C'est un «jour décisif», affirme le quotidien Bild, le plus lu d'Allemagne car l'avenir du gouvernement d'Angela Merkel est en jeu. Deux réunions cruciales ont lieu dans la journée du 1er juillet. L'une a débuté à 13h à Munich au sein des instances dirigeantes du parti bavarois CSU, l'aile la plus conservatrice de la force CSU-CDU, au pouvoir en grande coalition avec les sociaux-démocrates du SPD. L'autre rencontre, qui a débuté à 17h, a lieu à Berlin et réunit le parti démocrate-chrétien de la chancelière, la CDU.
Angela Merkel qui donnera une interview à la chaîne de télévision ZDF en début de soirée, va tenter in extremis de résoudre une crise politique majeure au sein de son gouvernement de coalition provoquée par la question de l’accueil des migrants.
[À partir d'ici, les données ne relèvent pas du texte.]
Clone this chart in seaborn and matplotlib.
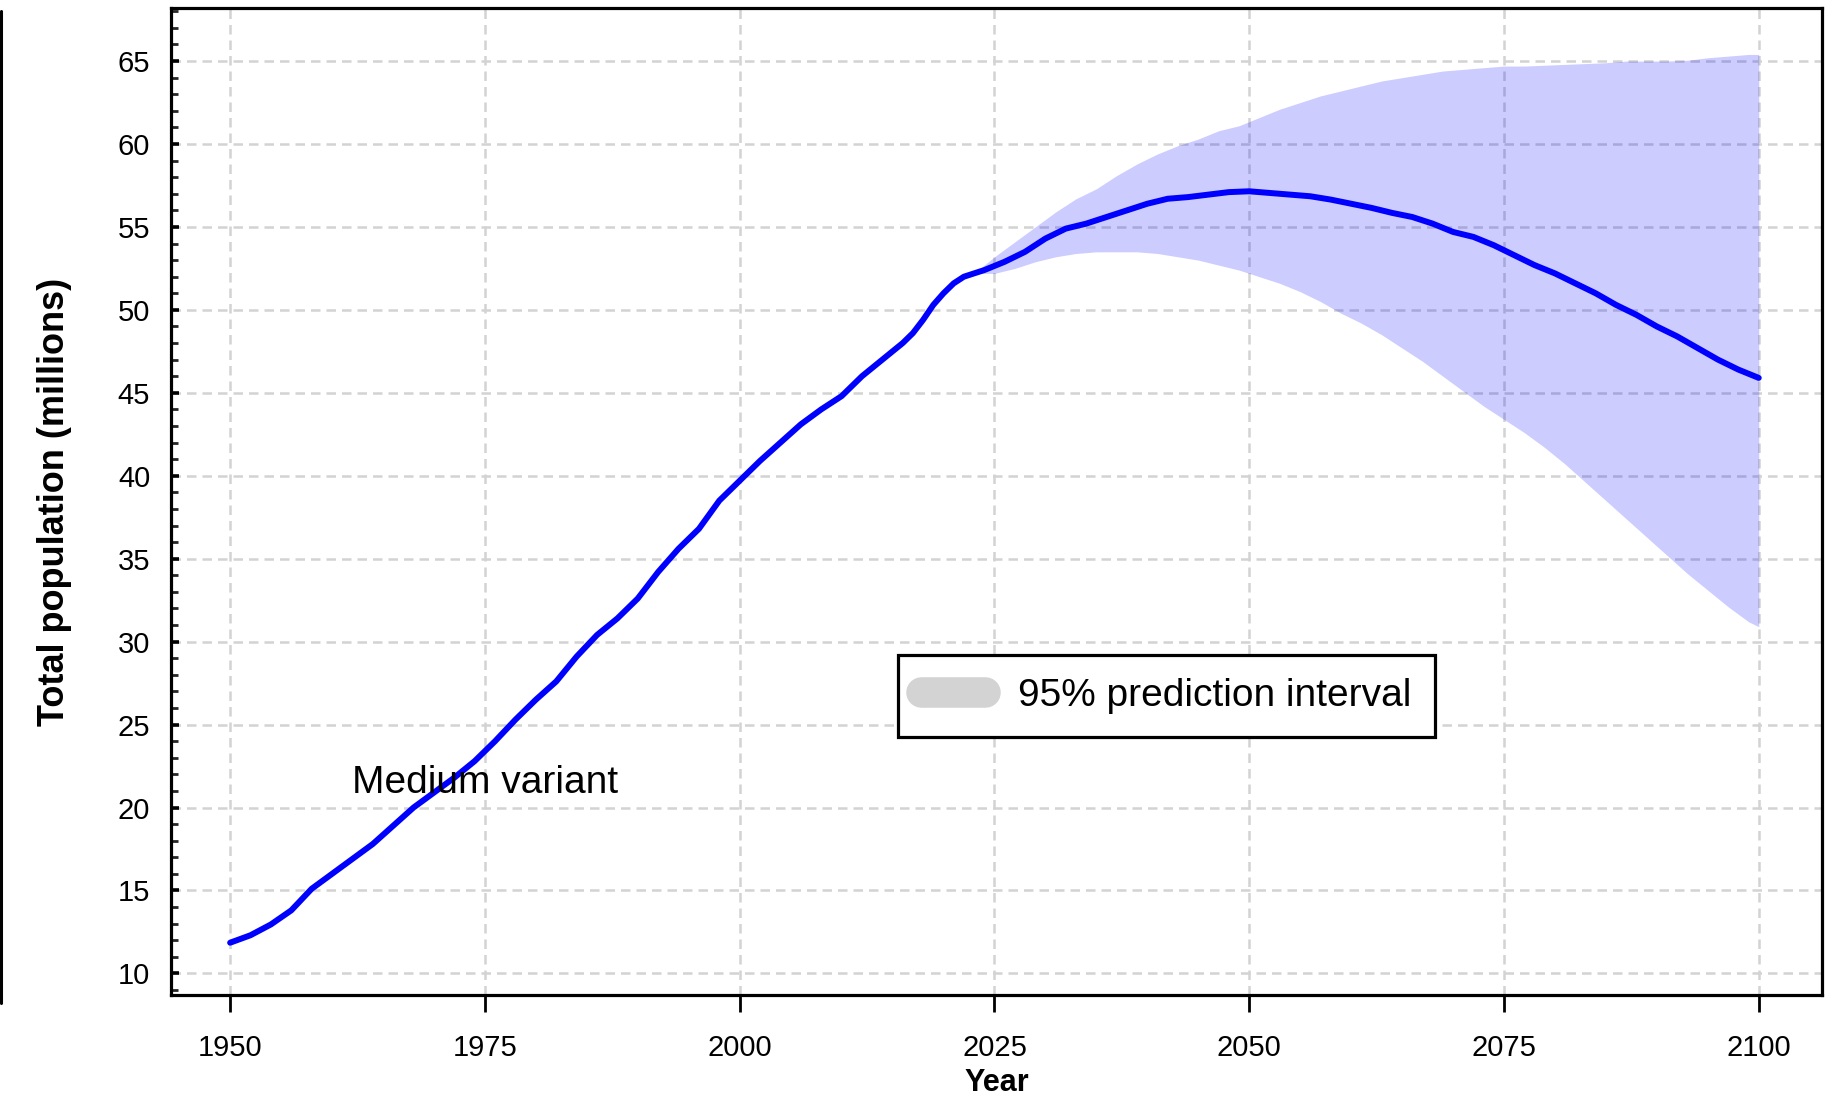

La chancelière espère qu'un durcissement de la politique migratoire au plan européen pourra calmer les tensions qui minent l'exécutif allemand.
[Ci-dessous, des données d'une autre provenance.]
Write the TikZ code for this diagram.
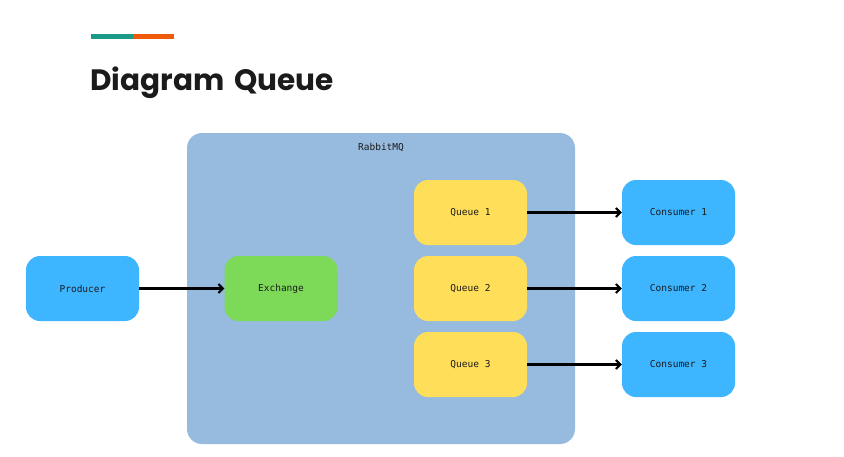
\documentclass[tikz,border=0pt]{standalone}
\usepackage{fontspec}
\newfontfamily\titlefont{Poppins}
\newfontfamily\monofont{DejaVu Sans Mono}
\usetikzlibrary{arrows.meta}
\definecolor{teal1}{HTML}{1A9A88}
\definecolor{orange1}{HTML}{EE5A0A}
\definecolor{rmq}{HTML}{97BADF}
\definecolor{blue1}{HTML}{3DB5FF}
\definecolor{green1}{HTML}{7DDA58}
\definecolor{yellow1}{HTML}{FFDE59}
\definecolor{ink}{HTML}{1B1B1B}
\tikzset{
  box/.style={rounded corners=14pt, minimum width=113pt, minimum height=65pt, inner sep=0pt, font=\monofont\fontsize{9.5}{11}\selectfont, text=ink},
  prod/.style={box, fill=blue1},
  exch/.style={box, fill=green1},
  que/.style={box, fill=yellow1},
  link/.style={draw=black, line width=2.2pt, -{Straight Barb[length=4.5pt,width=9pt,line width=2pt]}}
}
\begin{document}
\begin{tikzpicture}[x=1pt,y=-1pt]
\useasboundingbox[fill=white] (0,0) rectangle (844,456);
\fill[teal1] (91,34) rectangle (133,38.5);
\fill[orange1] (133,34) rectangle (174,38.5);
\node[anchor=base west, inner sep=0pt, font=\titlefont\bfseries\fontsize{29.5}{34}\selectfont, text=ink] (title) at (90,90) {Diagram\hspace{4pt} Queue};
\node[fill=rmq, rounded corners=15pt, minimum width=388pt, minimum height=311pt, inner sep=0pt] (rabbit) at (381,288.5) {};
\node[font=\monofont\fontsize{9.5}{11}\selectfont, text=ink] (rlabel) at (381,148) {RabbitMQ};
\node[prod] (producer) at (82.5,288.5) {Producer};
\node[exch] (exchange) at (281,288.5) {Exchange};
\node[que] (q1) at (470.5,212.5) {Queue 1};
\node[que] (q2) at (470.5,288.5) {Queue 2};
\node[que] (q3) at (470.5,364.5) {Queue 3};
\node[prod] (c1) at (678.5,212.5) {Consumer 1};
\node[prod] (c2) at (678.5,288.5) {Consumer 2};
\node[prod] (c3) at (678.5,364.5) {Consumer 3};
\draw[link] (producer) -- (exchange);
\draw[link] (q1) -- (c1);
\draw[link] (q2) -- (c2);
\draw[link] (q3) -- (c3);
\end{tikzpicture}
\end{document}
Les conservateurs bavarois prêts à la rupture ?
A l'issue de la réunion de son parti, Horst Seehofer, le ministre de l'Intérieur et chef de file des conservateurs bavarois, s'est dit mécontent des dernières propositions de la chancelière en matière de politique migratoire. Il a également jugé que les mesures discutées il y a une semaine lors du sommet de l’UE afin de réduire les flux migratoires n’étaient pas suffisantes. Il a d'autre part déploré qu'un entretien de conciliation qu’il a eu le 30 juin au soir avec Angela Merkel sur les migrants soit resté «sans effet». Le ministre de l'Intérieur prévoit de faire une déclaration publique en début de soirée.
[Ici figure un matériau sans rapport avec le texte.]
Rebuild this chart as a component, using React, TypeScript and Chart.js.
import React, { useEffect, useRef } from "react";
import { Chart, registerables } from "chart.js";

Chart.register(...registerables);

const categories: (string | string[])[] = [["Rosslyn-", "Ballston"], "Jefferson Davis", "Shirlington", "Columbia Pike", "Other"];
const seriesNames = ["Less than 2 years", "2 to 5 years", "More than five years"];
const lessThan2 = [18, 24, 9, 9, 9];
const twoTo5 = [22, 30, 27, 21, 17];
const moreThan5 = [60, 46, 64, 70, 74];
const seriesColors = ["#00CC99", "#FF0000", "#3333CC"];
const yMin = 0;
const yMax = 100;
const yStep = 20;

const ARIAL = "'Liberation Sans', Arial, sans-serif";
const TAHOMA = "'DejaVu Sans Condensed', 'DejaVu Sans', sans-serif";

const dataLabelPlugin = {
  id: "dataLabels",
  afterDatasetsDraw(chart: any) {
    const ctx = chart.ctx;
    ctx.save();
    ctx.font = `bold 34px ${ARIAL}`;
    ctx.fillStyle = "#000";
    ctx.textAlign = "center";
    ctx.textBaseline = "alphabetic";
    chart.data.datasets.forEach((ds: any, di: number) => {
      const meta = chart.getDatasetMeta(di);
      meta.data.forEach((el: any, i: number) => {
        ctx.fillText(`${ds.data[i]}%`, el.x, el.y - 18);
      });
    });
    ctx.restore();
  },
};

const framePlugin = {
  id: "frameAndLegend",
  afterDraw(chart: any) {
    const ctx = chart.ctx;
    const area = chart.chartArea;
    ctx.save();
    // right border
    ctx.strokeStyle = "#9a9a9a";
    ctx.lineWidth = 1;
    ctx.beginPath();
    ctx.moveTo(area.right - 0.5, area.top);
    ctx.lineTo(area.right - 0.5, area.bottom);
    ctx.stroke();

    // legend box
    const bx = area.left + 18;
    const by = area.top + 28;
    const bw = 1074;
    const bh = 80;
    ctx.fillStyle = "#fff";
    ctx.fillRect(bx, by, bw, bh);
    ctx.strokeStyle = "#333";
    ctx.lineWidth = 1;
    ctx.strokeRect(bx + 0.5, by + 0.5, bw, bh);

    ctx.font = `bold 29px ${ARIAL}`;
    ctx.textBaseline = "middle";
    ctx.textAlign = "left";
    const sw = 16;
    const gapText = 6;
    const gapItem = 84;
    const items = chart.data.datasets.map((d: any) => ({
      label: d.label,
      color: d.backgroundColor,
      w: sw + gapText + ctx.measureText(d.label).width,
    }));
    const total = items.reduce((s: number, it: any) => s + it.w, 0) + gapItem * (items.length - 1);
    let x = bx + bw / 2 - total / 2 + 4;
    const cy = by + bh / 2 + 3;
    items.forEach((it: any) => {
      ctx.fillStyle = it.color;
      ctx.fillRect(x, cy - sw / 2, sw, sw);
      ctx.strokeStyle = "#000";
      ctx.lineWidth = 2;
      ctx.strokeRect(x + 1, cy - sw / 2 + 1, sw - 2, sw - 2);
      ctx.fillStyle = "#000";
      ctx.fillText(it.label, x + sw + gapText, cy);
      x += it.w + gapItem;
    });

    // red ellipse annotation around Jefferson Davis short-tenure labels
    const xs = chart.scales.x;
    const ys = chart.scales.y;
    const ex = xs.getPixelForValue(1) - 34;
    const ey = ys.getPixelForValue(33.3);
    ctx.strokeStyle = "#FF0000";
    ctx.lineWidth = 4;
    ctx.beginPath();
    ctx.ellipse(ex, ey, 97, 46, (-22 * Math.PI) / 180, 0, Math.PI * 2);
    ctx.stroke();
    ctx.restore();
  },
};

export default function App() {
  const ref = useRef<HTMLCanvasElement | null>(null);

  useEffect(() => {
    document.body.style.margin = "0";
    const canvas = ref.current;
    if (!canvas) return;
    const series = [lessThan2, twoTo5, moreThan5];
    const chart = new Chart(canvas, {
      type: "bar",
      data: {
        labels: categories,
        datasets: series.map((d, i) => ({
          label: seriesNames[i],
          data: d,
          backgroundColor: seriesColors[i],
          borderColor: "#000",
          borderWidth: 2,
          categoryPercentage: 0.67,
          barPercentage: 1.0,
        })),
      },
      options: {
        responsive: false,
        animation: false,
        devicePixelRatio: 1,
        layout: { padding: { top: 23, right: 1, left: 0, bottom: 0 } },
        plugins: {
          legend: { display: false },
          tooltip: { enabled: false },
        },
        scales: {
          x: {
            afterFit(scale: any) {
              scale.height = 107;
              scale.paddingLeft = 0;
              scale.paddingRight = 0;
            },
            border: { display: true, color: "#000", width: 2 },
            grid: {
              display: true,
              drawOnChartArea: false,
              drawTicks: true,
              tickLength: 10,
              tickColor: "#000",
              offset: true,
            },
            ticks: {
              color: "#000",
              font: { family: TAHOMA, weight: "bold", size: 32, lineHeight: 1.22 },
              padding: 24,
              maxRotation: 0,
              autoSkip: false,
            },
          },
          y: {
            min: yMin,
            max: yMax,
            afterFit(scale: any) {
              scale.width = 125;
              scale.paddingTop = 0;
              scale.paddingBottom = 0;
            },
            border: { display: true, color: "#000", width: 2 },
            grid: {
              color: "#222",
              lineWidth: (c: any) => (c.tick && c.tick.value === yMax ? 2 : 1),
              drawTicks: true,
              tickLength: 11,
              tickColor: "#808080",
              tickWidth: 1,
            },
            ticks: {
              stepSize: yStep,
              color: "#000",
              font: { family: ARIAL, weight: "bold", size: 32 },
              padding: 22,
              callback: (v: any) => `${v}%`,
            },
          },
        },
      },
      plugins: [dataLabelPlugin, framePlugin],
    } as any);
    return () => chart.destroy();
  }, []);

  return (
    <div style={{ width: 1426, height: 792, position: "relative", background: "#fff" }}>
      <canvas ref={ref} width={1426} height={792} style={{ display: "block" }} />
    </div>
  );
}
Le 18 juin, Horst Seehofer avait posé un ultimatum à Angela Merkel, avec qui il avait déclaré ne plus pouvoir travailler, exigeant un net durcissement de la politique migratoire allemande. Sans cela, il menace de fermer les frontières du pays aux migrants déjà enregistrés dans un autre pays, quel que soit l'avis d'Angela Merkel. Dans une déclaration de défiance, Horst Seehofer avait prévenu : «Si le rejet immédiat des migrants à la frontière n'est pas possible, j'ordonnerai immédiatement à la police de refouler tout individu qu'il ait une interdiction d'entrée ou une interdiction de rester.» Et le ministre allemand de poursuivre : «Nous souhaitons bonne chance à la chancelière.»
Si le ministre de l'Intérieur défie la chancelière, cette dernière sera obligée de le limoger, ce qui provoquerait l'éclatement de la coalition gouvernementale, qui comprend également les sociaux-démocrates, et l'organisation probable d'élections anticipées.
Le gouvernement de coalition avait difficilement été mis en place en mars par la chancelière après les élections législatives de septembre 2017, qui avaient permis au parti anti-immigration AfD d'entrer au Bundestag.
Au sein de la CSU, les premières réactions aux résultats du sommet européen avaient été positives pour Angela Merkel. L'un des hommes forts du parti bavarois, Markus Söder, avait parlé d'un pas qui allait «absolument dans la bonne direction» et de résultats «clairement supérieurs à ce qui était attendu».
Merkel contredite par plusieurs pays européens
L'Allemagne a obtenu de la Grèce et de l'Espagne que ces pays reprennent les migrants enregistrés au préalable dans ces deux pays arrivant chez elle. Dans la foulée, Angela Merkel a annoncé le 30 juin avoir obtenu des accords de principe similaires de la part de 14 autres pays de l'UE. Cependant, les assurances de la chancelière ont été immédiatement remises en cause par trois des pays figurant sur sa liste, la République tchèque, la Hongrie et la Pologne. Ces trois Etats farouchement opposés à la politique d'accueil des migrants longtemps généreuse d'Angela Merkel, ont démenti tout accord. Le Premier ministre tchèque Andrej Babis a parlé d'un «non-sens total» dans un communiqué, affirmant qu'il rejetait «fermement» toute négociation sur le sujet.
Cette déclaration a immédiatement suscité la méfiance en Allemagne où un autre dirigeant de la CSU, Alexander Dobrindt, s'est montré très circonspect à l'égard du plan de la chancelière. «Compte tenu des déclarations contradictoires en provenance de certains Etats de l'UE, le doute est permis sur la portée réelle des décisions du sommet de l'UE», a-t-il confié au quotidien Bild.
Autre élément qui ne va pas vraiment arranger les affaires d'Angela Merkel, l'Autriche dont le gouvernement s'apprête à prendre la tête de la présidence de l'UE, et défend sur le dossier des migrants les positions dures des Etats du groupe de Visegrad.